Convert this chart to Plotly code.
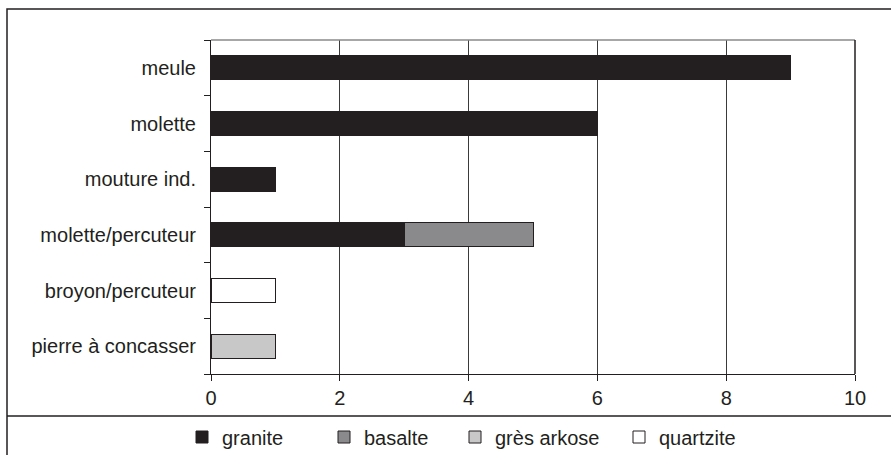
import plotly.graph_objects as go

# categories, top to bottom
categories = ["meule", "molette", "mouture ind.", "molette/percuteur",
              "broyon/percuteur", "pierre à concasser"]

# counts per rock type (None = no piece of that rock)
granite = [9, 6, 1, 3, None, None]
basalte = [None, None, None, 2, None, None]
gres_arkose = [None, None, None, None, None, 1]
quartzite = [None, None, None, None, 1, None]

x_ticks = [0, 2, 4, 6, 8, 10]

series = [
    ("granite", granite, "#231f20"),
    ("basalte", basalte, "#8a8a8c"),
    ("grès arkose", gres_arkose, "#c8c8c8"),
    ("quartzite", quartzite, "#ffffff"),
]

FONT = "Liberation Sans, Arial, sans-serif"
TXT = "#231f20"

W, H = 891, 455
L, R, T, B = 211, 855, 40, 374
pw, ph = R - L, B - T


def px_x(p):
    return (p - L) / pw


def px_y(p):
    return (B - p) / ph


fig = go.Figure()

# legend text starts (px), one legend per entry
legend_text_x = [220, 362, 493, 657]
legend_names = ["legend", "legend2", "legend3", "legend4"]

for (name, vals, col), lg in zip(series, legend_names):
    fig.add_trace(go.Bar(
        y=categories, x=vals, name=name, orientation="h",
        marker=dict(color=col, line=dict(color="#231f20", width=1)),
        legend=lg,
    ))

legends = {}
for lg, tx in zip(legend_names, legend_text_x):
    legends[lg] = dict(
        x=px_x(tx - 38), xanchor="left", y=px_y(437), yanchor="middle",
        orientation="h", bgcolor="rgba(0,0,0,0)",
        font=dict(family=FONT, size=20, color=TXT),
        itemclick=False, tracegroupgap=0,
    )

fig.update_layout(
    width=W, height=H,
    margin=dict(l=L, r=W - R, t=T, b=H - B, pad=0, autoexpand=False),
    barmode="stack", bargap=0.57,
    plot_bgcolor="white", paper_bgcolor="white",
    font=dict(family=FONT, size=20, color=TXT),
    showlegend=True,
    **legends,
)

fig.update_xaxes(
    range=[0, 10], tickvals=x_ticks, showgrid=True, gridcolor="#3a3a3a", gridwidth=1,
    showline=True, linecolor="#231f20", linewidth=1,
    ticks="outside", ticklen=6, tickcolor="#231f20", ticklabelstandoff=0,
    zeroline=False, fixedrange=True,
)
fig.update_yaxes(
    categoryorder="array", categoryarray=categories[::-1],
    showline=True, linecolor="#231f20", linewidth=1,
    ticks="outside", ticklen=6, tickcolor="#231f20", tickson="boundaries",
    ticklabelstandoff=10, showgrid=False, fixedrange=True,
)

# plot area border (top gray, right dark)
fig.add_shape(type="line", xref="paper", yref="paper", x0=0, x1=1, y0=1, y1=1,
              line=dict(color="#8a8a8a", width=1.5))
fig.add_shape(type="line", xref="paper", yref="paper", x0=1, x1=1, y0=0, y1=1,
              line=dict(color="#231f20", width=1.5))
# outer frame and legend separator
fig.add_shape(type="rect", xref="paper", yref="paper",
              x0=px_x(7), x1=px_x(920), y0=px_y(480), y1=px_y(9),
              line=dict(color="#231f20", width=1.5), layer="below")
fig.add_shape(type="line", xref="paper", yref="paper",
              x0=px_x(7), x1=px_x(920), y0=px_y(416), y1=px_y(416),
              line=dict(color="#231f20", width=1.5))

# pin the figure to the window origin
page_css = (
    "var h=document.documentElement, b=document.body;"
    "h.style.margin='0'; h.style.overflow='hidden';"
    "b.style.margin='0'; b.style.overflow='hidden';"
)
fig.write_html("out.html", config={"displayModeBar": False}, post_script=page_css)
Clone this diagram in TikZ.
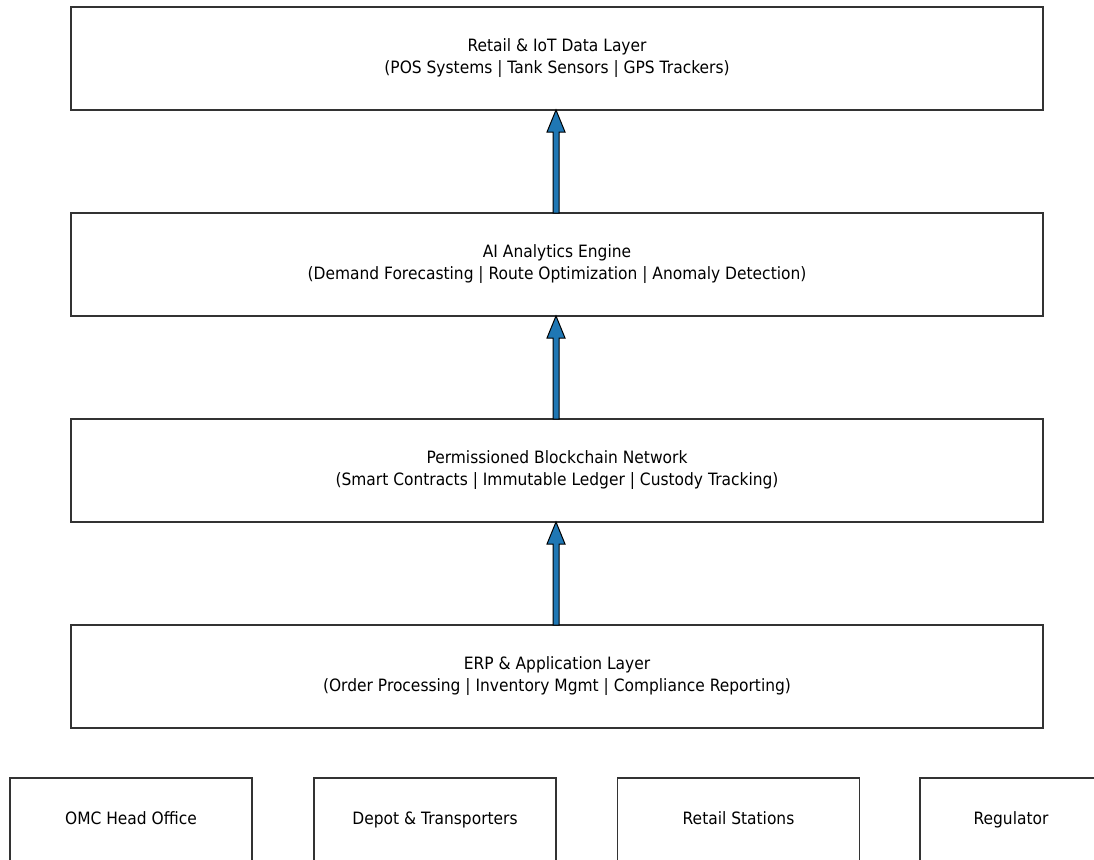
\documentclass[tikz,border=0pt]{standalone}
\usepackage{fontspec}
\setmainfont{DejaVu Sans}[FakeStretch=0.91]
\usetikzlibrary{calc}
\definecolor{mplblue}{HTML}{1F77B4}
\definecolor{boxline}{HTML}{333333}
\tikzset{
  layerbox/.style={draw=boxline, line width=1.5pt, minimum width=972pt, minimum height=103pt, outer sep=0pt, align=center, font=\fontsize{17}{22}\selectfont, inner sep=0pt},
  actorbox/.style={draw=boxline, line width=1.5pt, minimum width=242pt, minimum height=110pt, outer sep=0pt},
  actortext/.style={font=\fontsize{17}{20}\selectfont, inner sep=0pt, anchor=base},
  flowarrow/.style={fill=mplblue, draw=black, line width=1pt, line join=miter},
}
\begin{document}
\begin{tikzpicture}[x=1pt,y=1pt]
\useasboundingbox (0,0) rectangle (1094,-859);
\clip (0,0) rectangle (1094,-859);
\node[layerbox] (iot) at (557,-58.5) {Retail \& IoT Data Layer\\(POS Systems | Tank Sensors | GPS Trackers)};
\node[layerbox] (ai) at (557,-264.5) {AI Analytics Engine\\(Demand Forecasting | Route Optimization | Anomaly Detection)};
\node[layerbox] (bc) at (557,-470.5) {Permissioned Blockchain Network\\(Smart Contracts | Immutable Ledger | Custody Tracking)};
\node[layerbox] (erp) at (557,-676.5) {ERP \& Application Layer\\(Order Processing | Inventory Mgmt | Compliance Reporting)};

\node[actorbox] (omc) at (131,-833) {};
\node[actortext] (omct) at (131,-824) {OMC Head Office};
\node[actorbox] (depot) at (435,-833) {};
\node[actortext] (depott) at (435,-824) {Depot \& Transporters};
\node[actorbox] (retail) at (738.5,-833) {};
\node[actortext] (retailt) at (738.5,-824) {Retail Stations};
\node[actorbox] (reg) at (1041,-833) {};
\node[actortext] (regt) at (1011,-824) {Regulator};

\foreach \lo/\hi in {erp/bc, bc/ai, ai/iot}{
  \draw[flowarrow] let \p1=(\lo.north), \p2=(\hi.south) in
    (\x1-4,\y1) -- (\x1-4,\y2-22) -- (\x1-10,\y2-22) -- (\x1-1,\y2) -- (\x1+8,\y2-22) -- (\x1+2,\y2-22) -- (\x1+2,\y1) -- cycle;
}
\end{tikzpicture}
\end{document}
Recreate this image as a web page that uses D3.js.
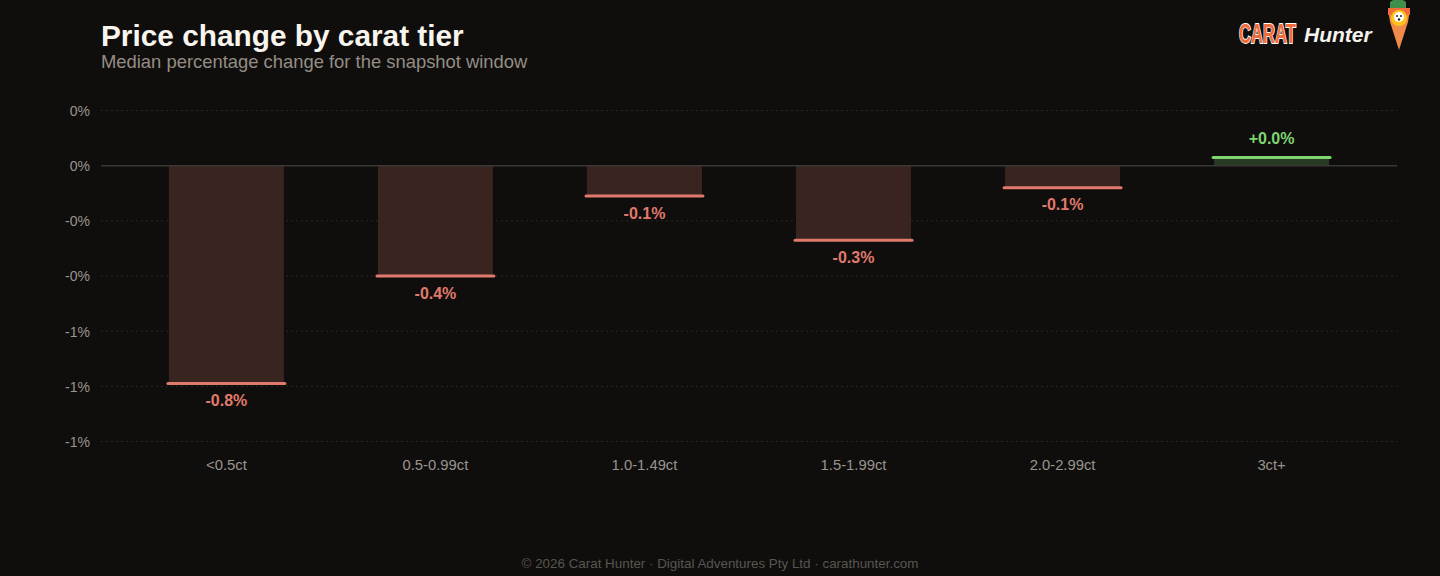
<!DOCTYPE html>
<html><head><meta charset="utf-8">
<script src="https://cdn.jsdelivr.net/npm/d3@7"></script>
<style>
html,body{margin:0;padding:0;background:#0f0e0d;}
svg{display:block;font-family:"Liberation Sans",Arial,sans-serif;}
</style></head>
<body>
<svg id="chart" width="1440" height="576"></svg>
<script>
const categories = ["<0.5ct","0.5-0.99ct","1.0-1.49ct","1.5-1.99ct","2.0-2.99ct","3ct+"];
const values = [-0.79, -0.40, -0.11, -0.27, -0.08, 0.03];
const yTicks = [0.2, 0, -0.2, -0.4, -0.6, -0.8, -1.0];

(function(){
const svg = d3.select("#chart");
svg.append("rect").attr("width",1440).attr("height",576).attr("fill","#0f0e0d");

const pLeft = 101, pRight = 1397, pTop = 110.5, pBottom = 441.5;
const x = d3.scaleBand().domain(categories).range([pLeft,pRight]).paddingInner(0.45).paddingOuter(0.325);
const y = d3.scaleLinear().domain([-1.0, 0.2]).range([pBottom, pTop]);

// title
svg.append("text").attr("x",101).attr("y",46).attr("fill","#f8f4ee")
  .attr("font-size",29.8).attr("font-weight","bold").text("Price change by carat tier");
svg.append("text").attr("x",101).attr("y",68).attr("fill","#958d84")
  .attr("font-size",18.4).text("Median percentage change for the snapshot window");

// grid
const fmt = v => { const r = Math.round(v); return (v < 0 ? "-" : "") + Math.abs(r) + "%"; };
const g = svg.append("g");
yTicks.forEach(t => {
  if (t !== 0) {
    g.append("line").attr("x1",pLeft).attr("x2",pRight).attr("y1",y(t)).attr("y2",y(t))
      .attr("stroke","#2a2826").attr("stroke-width",1).attr("stroke-dasharray","2,3");
  }
  g.append("text").attr("x",90).attr("y",y(t)+0.5).attr("dy","0.35em").attr("text-anchor","end")
    .attr("fill","#9a948d").attr("font-size",14).text(fmt(t));
});

// bars
categories.forEach((c,i) => {
  const v = values[i];
  const neg = v < 0;
  const bx = x(c), bw = x.bandwidth();
  g.append("rect").attr("x",bx).attr("width",bw)
    .attr("y", Math.min(y(0), y(v))).attr("height", Math.abs(y(v)-y(0)))
    .attr("fill", neg ? "#3a2420" : "#263a24");
  g.append("line").attr("x1",bx-1).attr("x2",bx+bw+1).attr("y1",y(v)).attr("y2",y(v))
    .attr("stroke", neg ? "#e07a6c" : "#7fd670").attr("stroke-width",3).attr("stroke-linecap","round");
  const label = (v >= 0 ? "+" : "-") + Math.abs(v).toFixed(1) + "%";
  g.append("text").attr("x",bx+bw/2).attr("y", neg ? y(v)+22.5 : y(v)-13)
    .attr("text-anchor","middle").attr("fill", neg ? "#e07a6c" : "#7fd670")
    .attr("font-size",16).attr("font-weight","bold").text(label);
  g.append("text").attr("x",bx+bw/2).attr("y",470).attr("text-anchor","middle")
    .attr("fill","#9a948d").attr("font-size",14.8).text(c);
});

// zero line
g.append("line").attr("x1",pLeft).attr("x2",pRight).attr("y1",y(0)).attr("y2",y(0))
  .attr("stroke","#3a3835").attr("stroke-width",1.5);

// footer
svg.append("text").attr("x",720).attr("y",568).attr("text-anchor","middle")
  .attr("fill","#5a5550").attr("font-size",13.4)
  .text("© 2026 Carat Hunter · Digital Adventures Pty Ltd · carathunter.com");

// logo
const logo = svg.append("g");
const carat = logo.append("text").attr("x",0).attr("y",0)
  .attr("font-size",27).attr("font-weight","bold").attr("fill","#f26b3a")
  .attr("stroke","#ffffff").attr("stroke-width",1.8).attr("paint-order","stroke")
  .text("CARAT");
const natW = carat.node().getComputedTextLength() || 94;
carat.attr("transform", `translate(1239,43) scale(${57/natW},1)`);
logo.append("text").attr("x",1304).attr("y",42).attr("font-size",21).attr("font-weight","bold")
  .attr("font-style","italic").attr("fill","#f5f2ee").text("Hunter");
// carrot
logo.append("path").attr("d","M1390,2 Q1398,-4 1406,2 L1406,9 L1390,9 Z").attr("fill","#3f8f4a");
logo.append("path").attr("d","M1388,9 L1410,9 L1408,22 L1399,50 L1390,22 Z").attr("fill","#f08a4b");
logo.append("rect").attr("x",1388).attr("y",8).attr("width",22).attr("height",7).attr("fill","#f26b3a");
logo.append("circle").attr("cx",1399).attr("cy",18).attr("r",8).attr("fill","#ffc21a");
logo.append("circle").attr("cx",1399).attr("cy",17).attr("r",5).attr("fill","#ffffff");
logo.append("circle").attr("cx",1397).attr("cy",16).attr("r",1).attr("fill","#222");
logo.append("circle").attr("cx",1401).attr("cy",16).attr("r",1).attr("fill","#222");
logo.append("circle").attr("cx",1399).attr("cy",19.5).attr("r",1.2).attr("fill","#222");
})();
</script>
</body></html>
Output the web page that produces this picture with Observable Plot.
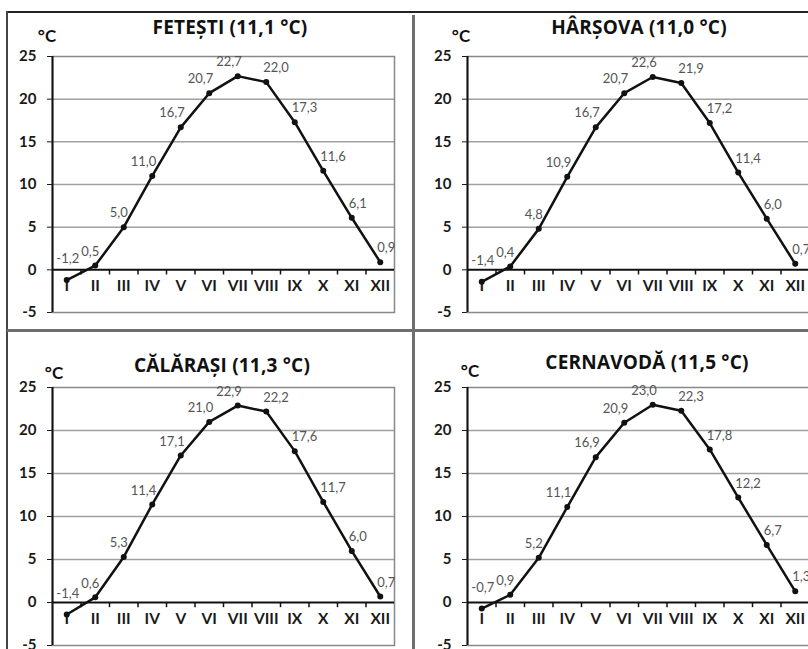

Description of the task
Nothing but the lines from the one with "Clone this diagram in TikZ." through the one with "(regt) at (1011,-824)" should be copied, word for word. Pictures are left out.

Solution to the problem
Clone this diagram in TikZ.
\documentclass[tikz,border=0pt]{standalone}
\usepackage{fontspec}
\setmainfont{DejaVu Sans}[FakeStretch=0.91]
\usetikzlibrary{calc}
\definecolor{mplblue}{HTML}{1F77B4}
\definecolor{boxline}{HTML}{333333}
\tikzset{
  layerbox/.style={draw=boxline, line width=1.5pt, minimum width=972pt, minimum height=103pt, outer sep=0pt, align=center, font=\fontsize{17}{22}\selectfont, inner sep=0pt},
  actorbox/.style={draw=boxline, line width=1.5pt, minimum width=242pt, minimum height=110pt, outer sep=0pt},
  actortext/.style={font=\fontsize{17}{20}\selectfont, inner sep=0pt, anchor=base},
  flowarrow/.style={fill=mplblue, draw=black, line width=1pt, line join=miter},
}
\begin{document}
\begin{tikzpicture}[x=1pt,y=1pt]
\useasboundingbox (0,0) rectangle (1094,-859);
\clip (0,0) rectangle (1094,-859);
\node[layerbox] (iot) at (557,-58.5) {Retail \& IoT Data Layer\\(POS Systems | Tank Sensors | GPS Trackers)};
\node[layerbox] (ai) at (557,-264.5) {AI Analytics Engine\\(Demand Forecasting | Route Optimization | Anomaly Detection)};
\node[layerbox] (bc) at (557,-470.5) {Permissioned Blockchain Network\\(Smart Contracts | Immutable Ledger | Custody Tracking)};
\node[layerbox] (erp) at (557,-676.5) {ERP \& Application Layer\\(Order Processing | Inventory Mgmt | Compliance Reporting)};

\node[actorbox] (omc) at (131,-833) {};
\node[actortext] (omct) at (131,-824) {OMC Head Office};
\node[actorbox] (depot) at (435,-833) {};
\node[actortext] (depott) at (435,-824) {Depot \& Transporters};
\node[actorbox] (retail) at (738.5,-833) {};
\node[actortext] (retailt) at (738.5,-824) {Retail Stations};
\node[actorbox] (reg) at (1041,-833) {};
\node[actortext] (regt) at (1011,-824) {Regulator};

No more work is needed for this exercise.